Problem details:
Search the material below for the word "React" and copy every line in which it occurs.
:::
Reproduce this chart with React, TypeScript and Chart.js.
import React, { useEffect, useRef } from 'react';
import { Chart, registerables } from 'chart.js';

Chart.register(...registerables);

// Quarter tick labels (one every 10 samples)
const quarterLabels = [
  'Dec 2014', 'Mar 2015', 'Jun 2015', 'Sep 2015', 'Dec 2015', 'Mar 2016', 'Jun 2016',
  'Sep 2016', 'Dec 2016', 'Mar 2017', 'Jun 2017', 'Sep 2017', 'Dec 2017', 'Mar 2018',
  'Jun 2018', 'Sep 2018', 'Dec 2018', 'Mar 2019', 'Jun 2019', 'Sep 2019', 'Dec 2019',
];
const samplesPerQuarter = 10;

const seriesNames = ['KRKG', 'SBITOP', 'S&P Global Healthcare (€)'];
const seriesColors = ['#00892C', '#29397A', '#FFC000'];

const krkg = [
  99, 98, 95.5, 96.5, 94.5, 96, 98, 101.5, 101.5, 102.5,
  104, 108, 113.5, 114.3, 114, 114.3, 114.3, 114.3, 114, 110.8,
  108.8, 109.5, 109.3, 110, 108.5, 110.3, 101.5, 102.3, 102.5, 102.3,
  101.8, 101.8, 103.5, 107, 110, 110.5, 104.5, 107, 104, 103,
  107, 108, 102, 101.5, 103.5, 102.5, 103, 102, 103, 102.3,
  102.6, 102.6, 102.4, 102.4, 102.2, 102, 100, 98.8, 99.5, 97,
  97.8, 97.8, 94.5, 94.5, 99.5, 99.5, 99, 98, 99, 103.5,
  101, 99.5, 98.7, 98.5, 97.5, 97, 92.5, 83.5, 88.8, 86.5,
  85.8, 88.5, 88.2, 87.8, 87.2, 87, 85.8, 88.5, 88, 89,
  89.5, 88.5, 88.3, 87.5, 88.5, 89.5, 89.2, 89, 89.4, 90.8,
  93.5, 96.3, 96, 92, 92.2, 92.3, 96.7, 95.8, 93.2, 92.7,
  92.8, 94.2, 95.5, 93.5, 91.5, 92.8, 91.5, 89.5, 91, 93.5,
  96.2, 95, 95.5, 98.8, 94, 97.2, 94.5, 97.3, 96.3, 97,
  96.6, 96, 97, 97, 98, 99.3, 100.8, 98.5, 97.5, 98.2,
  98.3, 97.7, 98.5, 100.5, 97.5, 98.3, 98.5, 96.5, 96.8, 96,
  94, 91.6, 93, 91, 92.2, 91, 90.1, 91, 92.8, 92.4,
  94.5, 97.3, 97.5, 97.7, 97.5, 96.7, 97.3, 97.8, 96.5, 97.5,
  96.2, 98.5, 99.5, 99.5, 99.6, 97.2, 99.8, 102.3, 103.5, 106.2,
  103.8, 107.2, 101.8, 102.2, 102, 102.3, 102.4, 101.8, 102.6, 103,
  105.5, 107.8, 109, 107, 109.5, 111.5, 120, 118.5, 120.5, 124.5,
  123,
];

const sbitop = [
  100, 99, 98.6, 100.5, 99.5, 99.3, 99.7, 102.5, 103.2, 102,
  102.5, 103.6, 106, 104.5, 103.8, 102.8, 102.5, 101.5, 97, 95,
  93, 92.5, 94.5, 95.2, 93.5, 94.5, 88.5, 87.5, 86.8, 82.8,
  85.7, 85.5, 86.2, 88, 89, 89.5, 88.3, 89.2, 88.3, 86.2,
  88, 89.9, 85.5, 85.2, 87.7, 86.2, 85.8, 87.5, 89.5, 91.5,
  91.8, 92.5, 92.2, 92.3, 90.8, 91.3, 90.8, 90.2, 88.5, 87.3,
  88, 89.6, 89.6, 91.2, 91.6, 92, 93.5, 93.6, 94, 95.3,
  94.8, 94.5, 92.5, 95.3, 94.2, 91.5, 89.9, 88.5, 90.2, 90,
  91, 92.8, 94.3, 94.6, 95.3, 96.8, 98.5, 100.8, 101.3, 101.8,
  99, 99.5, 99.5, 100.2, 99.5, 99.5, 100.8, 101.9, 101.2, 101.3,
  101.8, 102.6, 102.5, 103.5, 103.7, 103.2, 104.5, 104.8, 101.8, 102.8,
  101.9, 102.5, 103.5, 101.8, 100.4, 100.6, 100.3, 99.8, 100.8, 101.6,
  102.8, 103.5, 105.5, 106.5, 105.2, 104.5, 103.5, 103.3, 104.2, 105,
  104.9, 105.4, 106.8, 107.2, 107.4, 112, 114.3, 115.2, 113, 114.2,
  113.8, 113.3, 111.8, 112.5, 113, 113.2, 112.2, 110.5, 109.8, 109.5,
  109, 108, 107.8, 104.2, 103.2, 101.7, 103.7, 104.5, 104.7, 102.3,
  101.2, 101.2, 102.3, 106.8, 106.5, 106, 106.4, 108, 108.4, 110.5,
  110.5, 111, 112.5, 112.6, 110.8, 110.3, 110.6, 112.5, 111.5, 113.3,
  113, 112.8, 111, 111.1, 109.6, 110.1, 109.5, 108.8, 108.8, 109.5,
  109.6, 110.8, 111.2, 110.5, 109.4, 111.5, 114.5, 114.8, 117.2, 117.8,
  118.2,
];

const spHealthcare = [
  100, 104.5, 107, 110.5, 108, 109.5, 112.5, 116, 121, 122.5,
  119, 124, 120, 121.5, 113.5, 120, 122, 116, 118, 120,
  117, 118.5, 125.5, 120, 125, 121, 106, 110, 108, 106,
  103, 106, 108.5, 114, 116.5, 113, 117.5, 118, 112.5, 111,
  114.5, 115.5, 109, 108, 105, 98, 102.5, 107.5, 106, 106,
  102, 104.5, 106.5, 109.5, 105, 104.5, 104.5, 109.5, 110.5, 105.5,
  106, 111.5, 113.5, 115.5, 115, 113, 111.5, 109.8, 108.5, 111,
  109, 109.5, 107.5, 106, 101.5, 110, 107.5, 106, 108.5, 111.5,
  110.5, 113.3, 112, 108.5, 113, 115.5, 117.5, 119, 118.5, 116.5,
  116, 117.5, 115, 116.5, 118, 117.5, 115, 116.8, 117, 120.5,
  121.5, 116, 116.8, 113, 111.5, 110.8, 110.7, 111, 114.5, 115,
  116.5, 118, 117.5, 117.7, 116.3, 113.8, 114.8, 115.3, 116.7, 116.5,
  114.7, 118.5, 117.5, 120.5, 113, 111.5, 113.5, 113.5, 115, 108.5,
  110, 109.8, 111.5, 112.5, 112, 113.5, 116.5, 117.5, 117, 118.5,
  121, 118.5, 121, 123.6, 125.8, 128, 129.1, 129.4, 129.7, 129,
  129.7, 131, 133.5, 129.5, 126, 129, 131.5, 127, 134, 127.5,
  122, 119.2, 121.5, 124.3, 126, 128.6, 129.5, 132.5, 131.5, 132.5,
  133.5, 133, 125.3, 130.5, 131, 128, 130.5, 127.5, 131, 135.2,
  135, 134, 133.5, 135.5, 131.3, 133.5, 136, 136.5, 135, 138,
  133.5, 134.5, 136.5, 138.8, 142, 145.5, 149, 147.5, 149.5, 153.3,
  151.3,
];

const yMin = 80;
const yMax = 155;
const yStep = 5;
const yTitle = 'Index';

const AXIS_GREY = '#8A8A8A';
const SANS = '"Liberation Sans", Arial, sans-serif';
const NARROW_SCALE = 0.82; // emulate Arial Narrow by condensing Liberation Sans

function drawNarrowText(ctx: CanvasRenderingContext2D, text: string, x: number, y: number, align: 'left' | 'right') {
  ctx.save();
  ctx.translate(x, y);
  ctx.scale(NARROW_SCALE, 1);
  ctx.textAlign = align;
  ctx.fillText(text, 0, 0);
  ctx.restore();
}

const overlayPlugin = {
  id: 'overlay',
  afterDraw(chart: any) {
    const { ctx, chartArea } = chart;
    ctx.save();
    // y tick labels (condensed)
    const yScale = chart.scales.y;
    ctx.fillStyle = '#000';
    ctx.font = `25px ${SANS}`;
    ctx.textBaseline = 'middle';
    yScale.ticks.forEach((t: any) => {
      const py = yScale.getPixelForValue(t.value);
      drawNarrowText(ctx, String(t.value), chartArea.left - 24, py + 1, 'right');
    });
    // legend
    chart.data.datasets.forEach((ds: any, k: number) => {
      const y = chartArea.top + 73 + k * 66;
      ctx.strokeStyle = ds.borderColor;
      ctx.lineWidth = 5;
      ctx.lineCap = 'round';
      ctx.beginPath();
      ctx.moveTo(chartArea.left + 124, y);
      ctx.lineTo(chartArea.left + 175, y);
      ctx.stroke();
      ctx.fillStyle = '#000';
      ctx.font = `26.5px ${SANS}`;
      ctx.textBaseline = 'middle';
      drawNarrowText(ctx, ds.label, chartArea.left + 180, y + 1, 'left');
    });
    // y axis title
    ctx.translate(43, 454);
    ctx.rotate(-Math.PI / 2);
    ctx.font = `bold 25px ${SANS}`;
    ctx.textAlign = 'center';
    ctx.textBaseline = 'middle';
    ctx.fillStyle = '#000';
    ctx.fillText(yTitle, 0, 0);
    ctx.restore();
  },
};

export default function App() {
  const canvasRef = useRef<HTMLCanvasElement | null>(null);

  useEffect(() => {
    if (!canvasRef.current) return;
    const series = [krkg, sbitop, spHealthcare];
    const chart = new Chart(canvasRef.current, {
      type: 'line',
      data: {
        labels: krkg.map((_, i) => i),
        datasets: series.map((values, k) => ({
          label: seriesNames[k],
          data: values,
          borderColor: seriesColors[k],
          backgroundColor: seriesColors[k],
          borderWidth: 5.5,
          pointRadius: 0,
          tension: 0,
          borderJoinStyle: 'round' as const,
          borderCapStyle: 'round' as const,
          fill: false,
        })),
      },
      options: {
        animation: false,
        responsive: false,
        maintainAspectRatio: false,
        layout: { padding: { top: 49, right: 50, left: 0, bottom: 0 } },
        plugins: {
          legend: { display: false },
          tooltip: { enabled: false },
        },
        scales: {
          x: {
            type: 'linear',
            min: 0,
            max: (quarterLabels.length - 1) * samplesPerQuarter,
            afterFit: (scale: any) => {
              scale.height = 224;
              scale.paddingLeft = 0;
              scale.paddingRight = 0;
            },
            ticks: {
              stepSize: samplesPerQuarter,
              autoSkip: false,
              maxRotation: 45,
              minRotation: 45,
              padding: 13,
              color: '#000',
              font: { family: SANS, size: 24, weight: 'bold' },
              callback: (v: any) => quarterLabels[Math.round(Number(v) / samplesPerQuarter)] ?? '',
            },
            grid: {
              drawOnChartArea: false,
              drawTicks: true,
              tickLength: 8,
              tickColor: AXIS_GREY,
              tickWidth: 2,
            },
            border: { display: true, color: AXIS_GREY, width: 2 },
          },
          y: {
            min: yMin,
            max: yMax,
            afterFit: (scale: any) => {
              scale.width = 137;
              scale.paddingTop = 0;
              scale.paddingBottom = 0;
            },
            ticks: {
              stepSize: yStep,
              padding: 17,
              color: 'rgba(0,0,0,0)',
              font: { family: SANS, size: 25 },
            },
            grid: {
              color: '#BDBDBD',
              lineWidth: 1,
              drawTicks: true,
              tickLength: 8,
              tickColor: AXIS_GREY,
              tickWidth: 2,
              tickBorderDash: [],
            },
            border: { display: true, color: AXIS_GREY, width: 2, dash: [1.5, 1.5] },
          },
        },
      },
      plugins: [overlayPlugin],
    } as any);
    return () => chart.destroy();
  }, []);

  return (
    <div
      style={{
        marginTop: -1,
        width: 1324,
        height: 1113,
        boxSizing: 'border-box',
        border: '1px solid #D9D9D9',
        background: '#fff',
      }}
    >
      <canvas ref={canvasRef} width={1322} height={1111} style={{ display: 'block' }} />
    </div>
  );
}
:::
Correct result:
Reproduce this chart with React, TypeScript and Chart.js.
import React, { useEffect, useRef } from 'react';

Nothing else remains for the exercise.